Contribution of ATP-sensitive potassium channels to the electrophysiological effects of adenosine in guinea-pig atrial cells

Abstract

1. Adenosine caused dose-dependent action potential abbreviation in multicellular guinea-pig atrial preparations, an action antagonized by glyburide (IC50 31 μM) in both physiological and low-chloride superfusate. 2. When 5 mM ATP was included in pipettes for whole-cell voltage clamp of isolated guinea pig atrial myocytes, adenosine (10 μM) increased the holding current at -40 mV from 41 ± 8 to 246 ± 31 pA (mean ± S.E.M., P < 0.01), and glyburide (20 μM) returned the holding current to 69 ± 11 pA (P < 0.01 vs. adenosine alone). Acetylcholine (10 μM) also increased the holding current, but its effects were not altered by glyburide.
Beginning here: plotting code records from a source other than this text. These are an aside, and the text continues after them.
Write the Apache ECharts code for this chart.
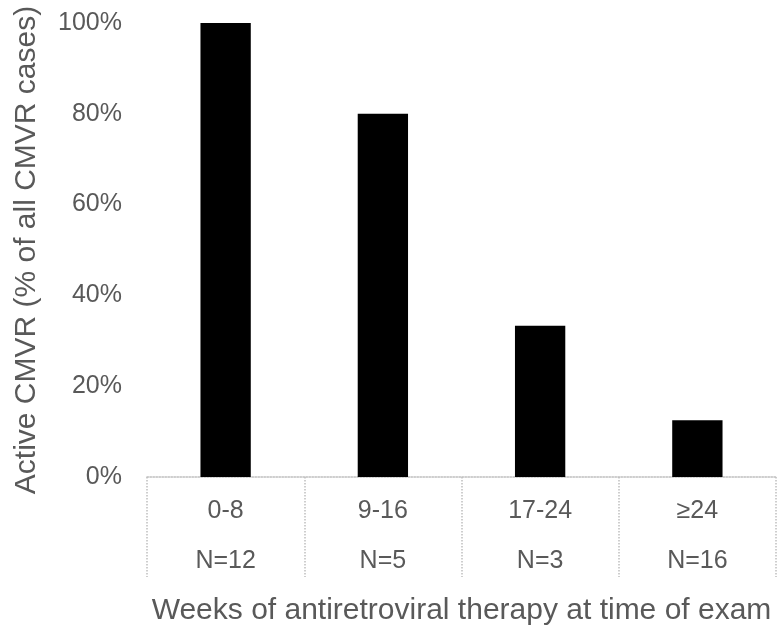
<!DOCTYPE html>
<html><head><meta charset="utf-8">
<script src="https://cdn.jsdelivr.net/npm/echarts@6/dist/echarts.min.js"></script>
<style>html,body{margin:0;padding:0;background:#fff}#c{width:780px;height:633px}</style>
</head><body><div id="c"></div>
<script>
const categories = ['0-8', '9-16', '17-24', '≥24'];
const sampleSizes = ['N=12', 'N=5', 'N=3', 'N=16'];
const activePct = [100, 80, 33.3, 12.5];
const yTicks = [0, 20, 40, 60, 80, 100];

const chart = echarts.init(document.getElementById('c'));
const font = 'Liberation Sans, Arial, sans-serif';
const gray = '#595959';
const lineGray = '#bfbfbf';
chart.setOption({
  animation: false,
  grid: { left: 147, right: 4, top: 23, bottom: 156 },
  xAxis: {
    type: 'category',
    data: categories.map((c, i) => c + '\n' + sampleSizes[i]),
    axisLine: { show: true, lineStyle: { color: lineGray, width: 1.5, type: 'dotted' } },
    axisTick: { show: true, length: 100, lineStyle: { color: lineGray, width: 1.5, type: 'dotted' } },
    axisLabel: { color: gray, fontSize: 25, fontFamily: font, lineHeight: 50, margin: 9 },
    name: 'Weeks of antiretroviral therapy at time of exam',
    nameLocation: 'middle', nameGap: 119,
    nameTextStyle: { color: gray, fontSize: 30, fontFamily: font }
  },
  yAxis: {
    type: 'value', min: 0, max: 100, interval: 20,
    axisLine: { show: false }, axisTick: { show: false }, splitLine: { show: false },
    axisLabel: { color: gray, fontSize: 25, fontFamily: font, margin: 25,
      formatter: v => yTicks.includes(v) ? v + '%' : '' },
    name: 'Active CMVR (% of all CMVR cases)',
    nameLocation: 'middle', nameGap: 105,
    nameTextStyle: { color: gray, fontSize: 30, fontFamily: font }
  },
  series: [{
    type: 'bar', data: activePct, barWidth: '32%',
    itemStyle: { color: '#000' }
  }]
});
</script></body></html>
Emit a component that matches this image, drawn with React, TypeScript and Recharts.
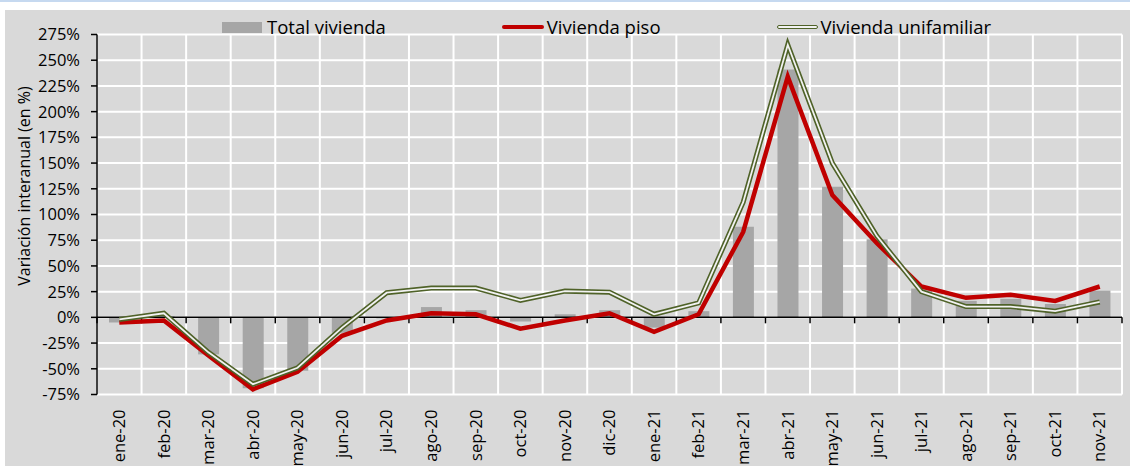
import React from 'react'
import { ComposedChart, Bar, Line, XAxis, YAxis, CartesianGrid, ReferenceLine } from 'recharts'

const meses = ['ene-20', 'feb-20', 'mar-20', 'abr-20', 'may-20', 'jun-20', 'jul-20', 'ago-20', 'sep-20', 'oct-20', 'nov-20', 'dic-20',
  'ene-21', 'feb-21', 'mar-21', 'abr-21', 'may-21', 'jun-21', 'jul-21', 'ago-21', 'sep-21', 'oct-21', 'nov-21']
const totalVivienda = [-5, 1, -36, -69, -52, -15, -1, 10, 7, -4, 3, 7, -10, 6, 88, 241, 127, 76, 28, 16, 18, 13, 26]
const viviendaPiso = [-5, -3, -37, -70, -53, -18, -3, 4, 3, -11, -3, 4, -14, 3, 83, 234, 119, 72, 30, 19, 22, 16, 30]
const viviendaUnifamiliar = [-2, 4, -34, -65, -49, -10, 24, 28.5, 28.5, 16.5, 25.5, 24.5, 3, 14, 112, 265, 150, 79, 25, 10.5, 10.5, 6, 15]
const yTicks = [-75, -50, -25, 0, 25, 50, 75, 100, 125, 150, 175, 200, 225, 250, 275]

const data = meses.map((mes, i) => ({
  mes,
  total: totalVivienda[i],
  piso: viviendaPiso[i],
  unifamiliar: viviendaUnifamiliar[i],
}))

// category boundaries, used for the grid and the small ticks on the 0% line
const limites = Array.from({ length: meses.length + 1 }, (_, i) => i)

const FONT = '"Open Sans", sans-serif'

const MesTick = ({ x, y, payload }: any) => (
  <text x={x} y={y} transform={`rotate(-90, ${x}, ${y})`} textAnchor="end" dy="0.35em"
    fontFamily={FONT} fontSize={16.5} fill="#000">
    {payload.value}
  </text>
)

const YTitle = () => (
  <text x={24} y={186} transform="rotate(-90, 24, 186)" textAnchor="middle" dominantBaseline="central"
    fontFamily={FONT} fontSize={16} fill="#000">
    Variación interanual (en %)
  </text>
)

function Leyenda() {
  const item: React.CSSProperties = { display: 'flex', alignItems: 'center', whiteSpace: 'nowrap' }
  return (
    <div style={{ position: 'absolute', top: 14, left: 222, display: 'flex', gap: 116, fontFamily: FONT, fontSize: 18.5, lineHeight: '22px', color: '#000' }}>
      <div style={item}>
        <span style={{ width: 40, height: 11, background: '#a6a6a6', marginRight: 5 }} />
        Total vivienda
      </div>
      <div style={item}>
        <span style={{ width: 42, height: 4.5, background: '#c00000', borderRadius: 2, marginRight: 3 }} />
        Vivienda piso
      </div>
      <div style={item}>
        <span style={{ width: 39, height: 2, border: '1.5px solid #4f6228', background: '#f2f2f2', borderRadius: 3, marginRight: 3 }} />
        Vivienda unifamiliar
      </div>
    </div>
  )
}

export default function App() {
  return (
    <div style={{ position: 'absolute', left: 0, top: 0, width: 1130, height: 466, background: '#fff', borderTop: '2px solid #c6d9f0', boxSizing: 'border-box', overflow: 'hidden' }}>
      <div style={{ position: 'absolute', left: 5, top: 8, right: 0, bottom: 0, background: '#d9d9d9' }} />
      <div style={{ position: 'absolute', left: 0, top: -2 }}>
        <ComposedChart width={1130} height={466} data={data} margin={{ top: 34.5, right: 8, bottom: 0, left: 37 }}>
          <CartesianGrid stroke="#fff" strokeWidth={2}
            verticalCoordinatesGenerator={({ offset }: any) => limites.map(i => offset.left + (i * offset.width) / meses.length)} />
          <XAxis dataKey="mes" interval={0} height={71.5} axisLine={false} tickLine={false} tickSize={0} tickMargin={15} tick={<MesTick />} />
          <XAxis xAxisId="n" type="number" dataKey="total" domain={[0, meses.length]} allowDataOverflow hide />
          <YAxis domain={[-75, 275]} ticks={yTicks} interval={0} width={60} tickFormatter={(v) => `${v}%`}
            axisLine={{ stroke: '#000', strokeWidth: 1.5 }} tickLine={{ stroke: '#000', strokeWidth: 1.5 }} tickSize={6} tickMargin={11}
            tick={{ fill: '#000', fontSize: 16.5, fontFamily: FONT }} label={<YTitle />} />
          <Bar dataKey="total" fill="#a6a6a6" barSize={21} isAnimationActive={false} />
          <ReferenceLine y={0} stroke="#000" strokeWidth={1.5} />
          {limites.map(i => (
            <ReferenceLine key={i} xAxisId="n" segment={[{ x: i, y: 0 }, { x: i, y: -5.8 }]} stroke="#000" strokeWidth={1.5} />
          ))}
          <Line dataKey="piso" stroke="#c00000" strokeWidth={4.5} dot={false} isAnimationActive={false} />
          <Line dataKey="unifamiliar" stroke="#4f6228" strokeWidth={5} dot={false} isAnimationActive={false} />
          <Line dataKey="unifamiliar" stroke="#f2f2f2" strokeWidth={1.8} dot={false} legendType="none" isAnimationActive={false} />
        </ComposedChart>
      </div>
      <Leyenda />
    </div>
  )
}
Both adenosine and acetylcholine induced an additional current component in response to 500 ms voltage steps. Glyburide partially inhibited the adenosine-induced current, but did not alter the effect of acetylcholine. In the presence of maximally effective acetylcholine concentrations, adenosine increased membrane conductance (P < 0.01), although to a lesser extent than in the absence of acetylcholine. 4. Single K+ channel activity was seen in only one of eight cell-attached patches in the absence of adenosine or acetylcholine (0.5 mM Ba2+ in bath and pipette solutions). With acetylcholine (10 μM) in the pipette, inwardly rectifying channels (conductance, 41 ± 5 pS) were seen in five of six patches. With adenosine (10 μM) in the pipette, single-channel activity was seen in twelve of fourteen patches with two populations of channels, one similar to that induced by acetylcholine and another higher-conductance channel (72 ± 5 pS) that showed less inward rectification. Glyburide (20 μM) suppressed the high-conductance channel (68 ± 2 pS) leaving a single channel type with a conductance of 36 ± 5 pS and strong inward rectification. 5. We conclude that K(ATP)+ channels contribute to the electrophysiological actions of adenosine on guinea-pig atrium in the presence of physiological intracellular ATP levels, and may therefore play a role in the cardiac electrophysiological effects of adenosine in the absence of myocardial ischaemia.